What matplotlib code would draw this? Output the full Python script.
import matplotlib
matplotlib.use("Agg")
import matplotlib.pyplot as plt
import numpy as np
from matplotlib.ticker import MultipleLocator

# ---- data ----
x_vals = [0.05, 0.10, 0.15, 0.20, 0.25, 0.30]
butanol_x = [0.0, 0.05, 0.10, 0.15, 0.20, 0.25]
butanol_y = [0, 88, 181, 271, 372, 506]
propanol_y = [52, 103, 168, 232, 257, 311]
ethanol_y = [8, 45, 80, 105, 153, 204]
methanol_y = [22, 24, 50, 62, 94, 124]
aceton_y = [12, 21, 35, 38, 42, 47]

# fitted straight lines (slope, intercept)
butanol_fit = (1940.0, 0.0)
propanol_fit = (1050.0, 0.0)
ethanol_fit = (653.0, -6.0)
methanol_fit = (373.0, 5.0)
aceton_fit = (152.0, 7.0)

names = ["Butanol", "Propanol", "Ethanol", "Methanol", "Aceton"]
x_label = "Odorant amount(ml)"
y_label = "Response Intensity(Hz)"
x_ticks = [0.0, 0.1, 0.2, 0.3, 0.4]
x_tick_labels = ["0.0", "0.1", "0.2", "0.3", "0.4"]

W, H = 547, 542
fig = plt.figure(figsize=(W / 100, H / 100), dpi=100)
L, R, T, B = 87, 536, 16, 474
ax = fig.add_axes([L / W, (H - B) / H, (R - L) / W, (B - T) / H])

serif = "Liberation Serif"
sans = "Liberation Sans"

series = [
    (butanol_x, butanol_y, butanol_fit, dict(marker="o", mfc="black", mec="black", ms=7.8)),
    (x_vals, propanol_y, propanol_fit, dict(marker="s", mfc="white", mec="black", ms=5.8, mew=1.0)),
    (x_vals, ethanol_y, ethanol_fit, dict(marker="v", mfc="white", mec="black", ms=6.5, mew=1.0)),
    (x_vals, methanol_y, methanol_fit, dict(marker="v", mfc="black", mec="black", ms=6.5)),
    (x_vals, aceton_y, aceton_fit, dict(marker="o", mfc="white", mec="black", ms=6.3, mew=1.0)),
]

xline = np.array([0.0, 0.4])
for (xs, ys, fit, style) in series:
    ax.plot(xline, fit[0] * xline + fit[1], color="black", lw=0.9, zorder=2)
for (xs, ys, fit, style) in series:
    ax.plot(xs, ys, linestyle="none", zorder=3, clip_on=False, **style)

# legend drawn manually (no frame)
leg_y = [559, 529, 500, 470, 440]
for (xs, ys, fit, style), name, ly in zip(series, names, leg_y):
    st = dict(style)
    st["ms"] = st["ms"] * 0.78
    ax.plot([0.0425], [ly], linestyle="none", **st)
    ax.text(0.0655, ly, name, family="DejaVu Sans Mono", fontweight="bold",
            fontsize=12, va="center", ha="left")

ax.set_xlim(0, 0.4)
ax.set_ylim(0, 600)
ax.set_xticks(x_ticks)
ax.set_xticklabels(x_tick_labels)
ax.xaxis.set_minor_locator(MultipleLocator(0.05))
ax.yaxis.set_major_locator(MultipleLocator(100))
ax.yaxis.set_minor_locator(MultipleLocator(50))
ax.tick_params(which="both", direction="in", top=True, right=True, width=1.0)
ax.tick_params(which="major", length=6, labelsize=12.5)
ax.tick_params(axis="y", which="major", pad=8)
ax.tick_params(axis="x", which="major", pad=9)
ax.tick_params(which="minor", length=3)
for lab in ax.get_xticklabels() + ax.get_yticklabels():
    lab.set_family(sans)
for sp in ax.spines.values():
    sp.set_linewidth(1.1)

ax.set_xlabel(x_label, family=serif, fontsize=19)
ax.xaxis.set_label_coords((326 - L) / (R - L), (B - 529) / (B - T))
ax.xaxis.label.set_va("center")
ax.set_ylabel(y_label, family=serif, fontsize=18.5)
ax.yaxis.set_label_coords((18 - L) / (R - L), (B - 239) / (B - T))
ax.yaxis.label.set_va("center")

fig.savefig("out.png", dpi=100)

------------------------------------

→ Given task:
Starting with the first line of the data above, copy each line exactly until you reach the line with "zorder=3, clip_on=False, **style)"; include that line as well.

→ Output below:
What matplotlib code would draw this? Output the full Python script.
import matplotlib
matplotlib.use("Agg")
import matplotlib.pyplot as plt
import numpy as np
from matplotlib.ticker import MultipleLocator

# ---- data ----
x_vals = [0.05, 0.10, 0.15, 0.20, 0.25, 0.30]
butanol_x = [0.0, 0.05, 0.10, 0.15, 0.20, 0.25]
butanol_y = [0, 88, 181, 271, 372, 506]
propanol_y = [52, 103, 168, 232, 257, 311]
ethanol_y = [8, 45, 80, 105, 153, 204]
methanol_y = [22, 24, 50, 62, 94, 124]
aceton_y = [12, 21, 35, 38, 42, 47]

# fitted straight lines (slope, intercept)
butanol_fit = (1940.0, 0.0)
propanol_fit = (1050.0, 0.0)
ethanol_fit = (653.0, -6.0)
methanol_fit = (373.0, 5.0)
aceton_fit = (152.0, 7.0)

names = ["Butanol", "Propanol", "Ethanol", "Methanol", "Aceton"]
x_label = "Odorant amount(ml)"
y_label = "Response Intensity(Hz)"
x_ticks = [0.0, 0.1, 0.2, 0.3, 0.4]
x_tick_labels = ["0.0", "0.1", "0.2", "0.3", "0.4"]

W, H = 547, 542
fig = plt.figure(figsize=(W / 100, H / 100), dpi=100)
L, R, T, B = 87, 536, 16, 474
ax = fig.add_axes([L / W, (H - B) / H, (R - L) / W, (B - T) / H])

serif = "Liberation Serif"
sans = "Liberation Sans"

series = [
    (butanol_x, butanol_y, butanol_fit, dict(marker="o", mfc="black", mec="black", ms=7.8)),
    (x_vals, propanol_y, propanol_fit, dict(marker="s", mfc="white", mec="black", ms=5.8, mew=1.0)),
    (x_vals, ethanol_y, ethanol_fit, dict(marker="v", mfc="white", mec="black", ms=6.5, mew=1.0)),
    (x_vals, methanol_y, methanol_fit, dict(marker="v", mfc="black", mec="black", ms=6.5)),
    (x_vals, aceton_y, aceton_fit, dict(marker="o", mfc="white", mec="black", ms=6.3, mew=1.0)),
]

xline = np.array([0.0, 0.4])
for (xs, ys, fit, style) in series:
    ax.plot(xline, fit[0] * xline + fit[1], color="black", lw=0.9, zorder=2)
for (xs, ys, fit, style) in series:
    ax.plot(xs, ys, linestyle="none", zorder=3, clip_on=False, **style)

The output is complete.